We were able to reproduce the issue with TELNET. In this case, we used another secondary Listener IP address, 172.26.6.54.

The correct behavior should be that TELNET cannot reach the destination IP address.
We did see this for about 1-3 minutes.
Then, TELNET was able to connect. This is the undesired behavior.
We saw that for about 1-3 minutes.
And then the behavior changed and flipped between the two behaviors every couple of minutes.

We took a network trace.

NETMON Trace of TELNET Traffic

At the top of the trace, you see the expected behavior - a SYN packet, and then it is retransmitted after 3 seconds again after and 6 more seconds before determining the connection is bad. You can see this in frames 961, 1468, 2593, and the next group of 3 packets, etc. This behavior is what keeps the driver from choosing the secondary IP address for the connection.

Starting at frame 45893 is the undesirable behavior. TELNET sends a SYN packet, and then in frame 45894, some device responds with an ACK+SYN packet and in the next packet, the TCP 3-way handshake completes. This is what caused the bad behavior seen in the BID trace, the inactive IP address somehow manages to complete the TCP 3-way handshake and the driver incorrectly thinks this is the active IP address.

A second network trace taken in the secondary's subnet shows the 3 SYN packets arriving from the client when the desired behavior is happening. These packets have the same IPV4 ID as we see in the trace above. However, when the undesirable behavior is happening, we see 3 SYN packets, as well, but they have different packet IDs. And the Time To Live value was 5 lower than the desirable case, indicating the packets originated somewhere in the middle of the network.

Hypothesis

In a further test, we used TELNET from a client in the secondary's subnet, and it never experienced the bad behavior. From the three tests, we concluded the following was going on:

Traffic Diagram

Resolution

The device hypothesized was identified a BIG-IP F5 device based on TRACERT results. An F5 technician determined that SYN Cookie Protection was enabled and would cause the behavior that was seen.

Article: K14805 - Configuring SYN cookie protection (11.4.x - 12.x) (f5.com)

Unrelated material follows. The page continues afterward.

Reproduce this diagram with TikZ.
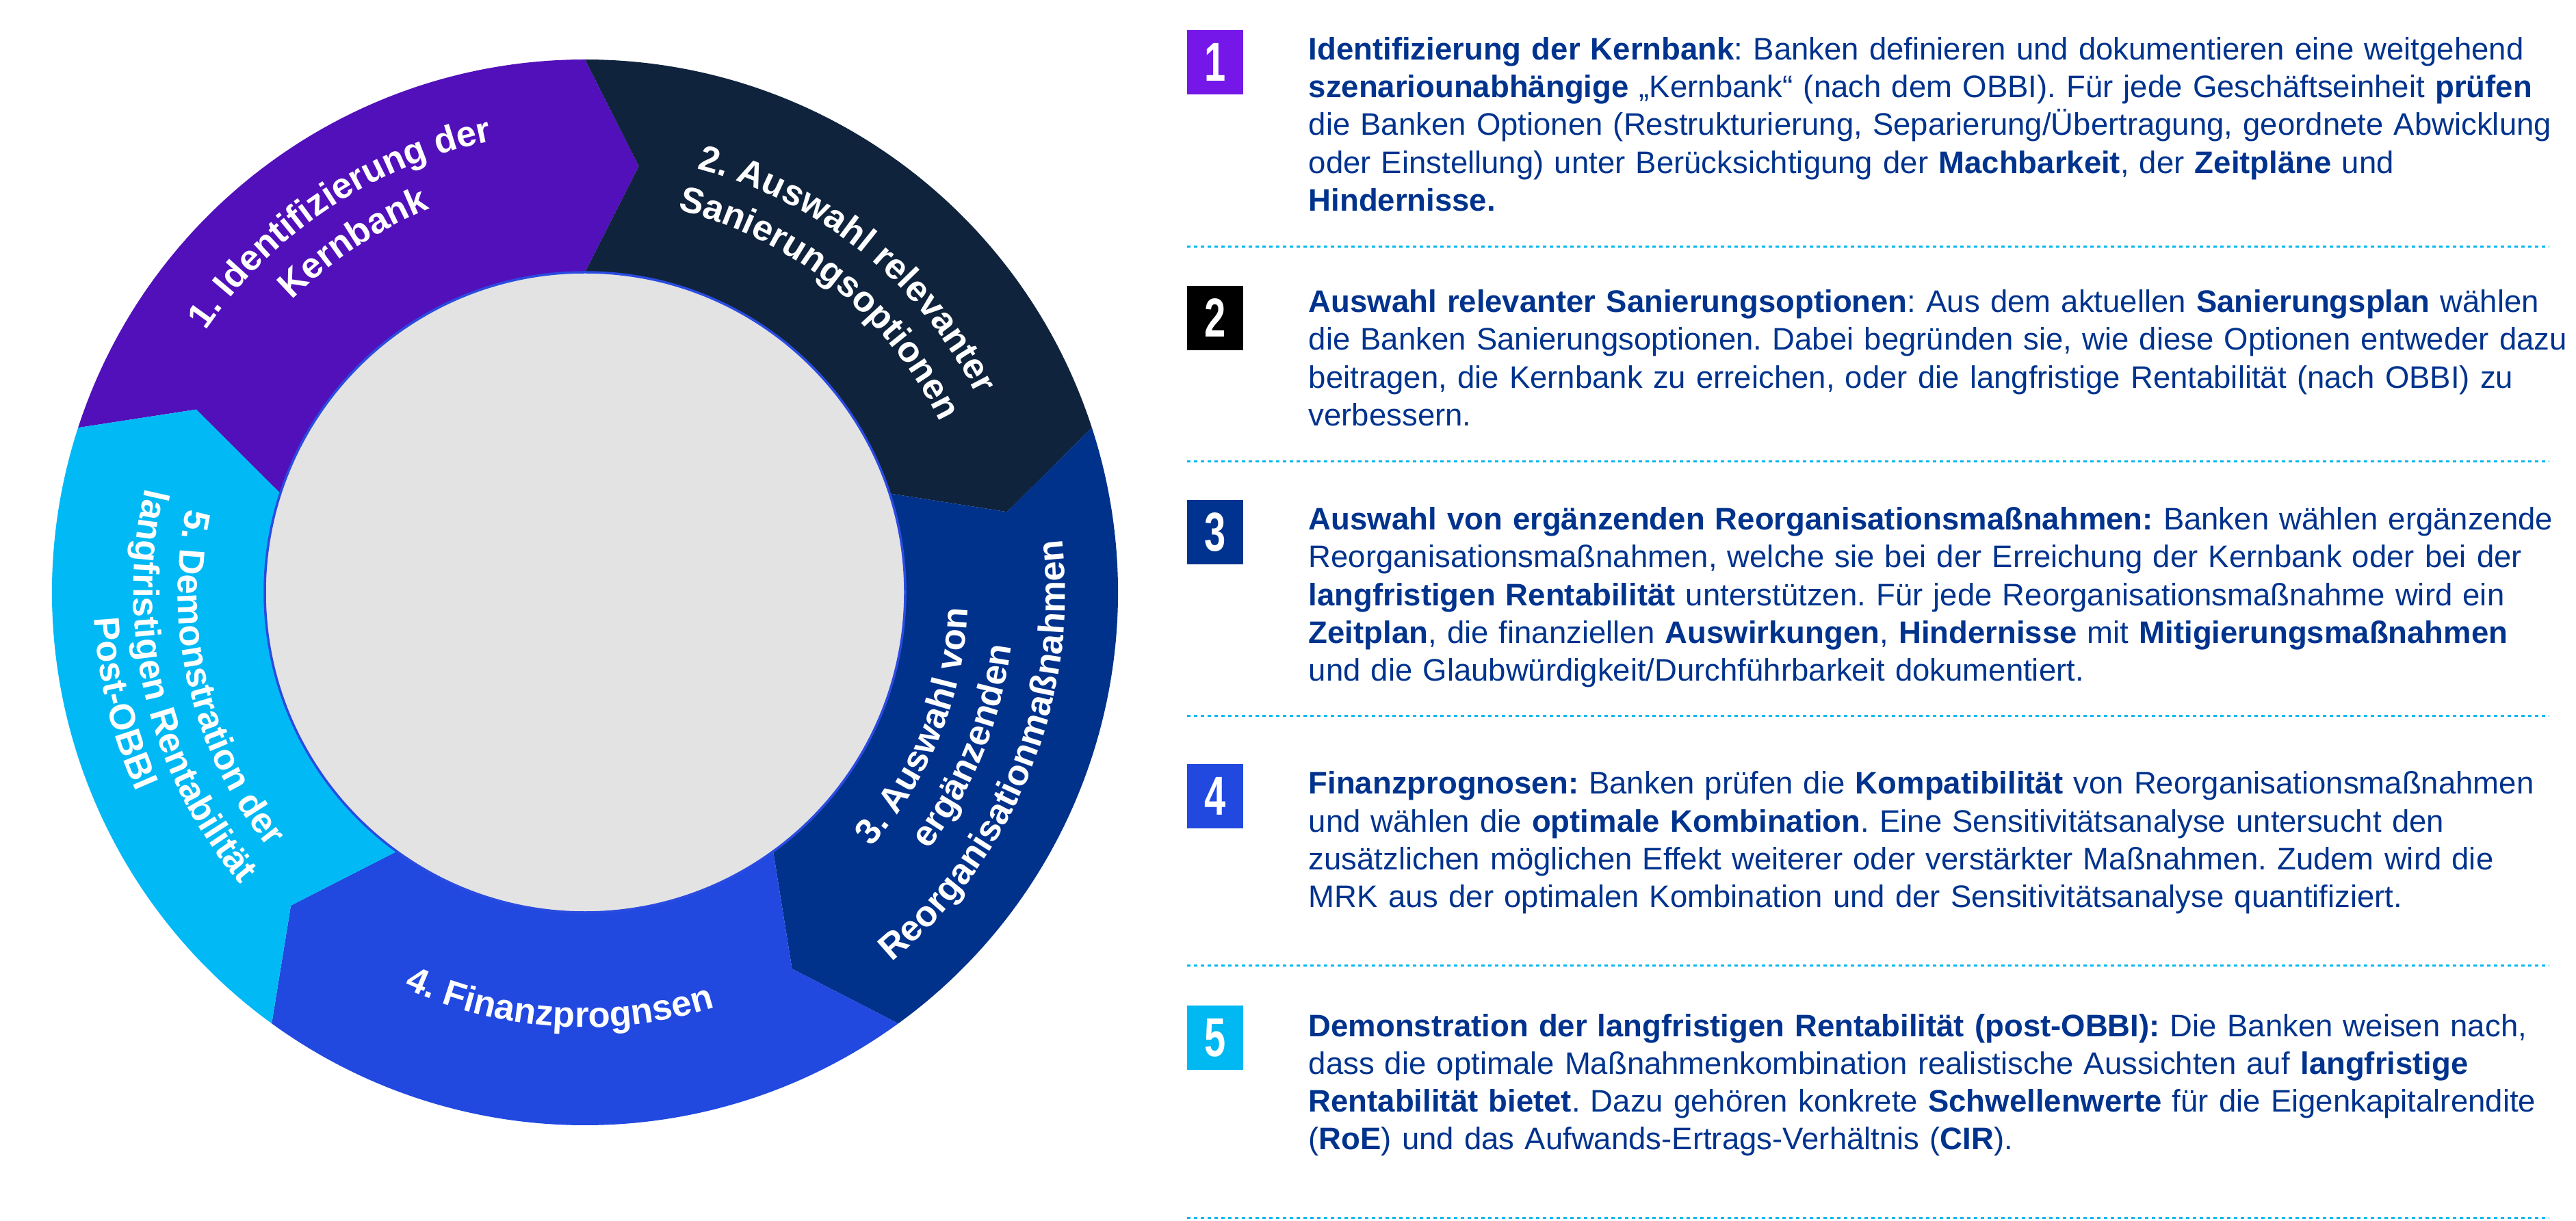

The BIG-IP SYN cookie feature protects the system against SYN flood attacks. The use of SYN cookies allows the BIG-IP system to maintain connections when the SYN queue begins to fill up during an attack. When the SYN Check Activation Threshold value is reached, the BIG-IP system responds to SYN requests by sending the SYN-ACK response that contains an encoded secret back to the client. The system then discards the SYN queue entry and waits for the ACK from the client. Certain BIG-IP platforms can perform hardware SYN cookie protection, while other platforms perform software-only SYN cookie protection.

How the network device interacts with the MultiSubnetfailover traffic.

With the SYN Cookie Protection enabled, the network device sees the SYN packets to the secondary IP address and they do not get an ACK from the server. This can look like a SYN flood denial of service attack. The network device tracks how much activity there is, and after a while, it decides to respond to the packets in order to short-circuit the "attack". This behavior confuses the driver and it assumes this response is a legitimate response from the primary server.

After a while, the network device resets the counter and then the correct behavior happens, but the counter will still track the traffic and cause the problem all over again.

SYN Attack Protect should be implemented on edge devices that let in external traffic and not on internal devices.

After disabling this feature, the issue did not recur.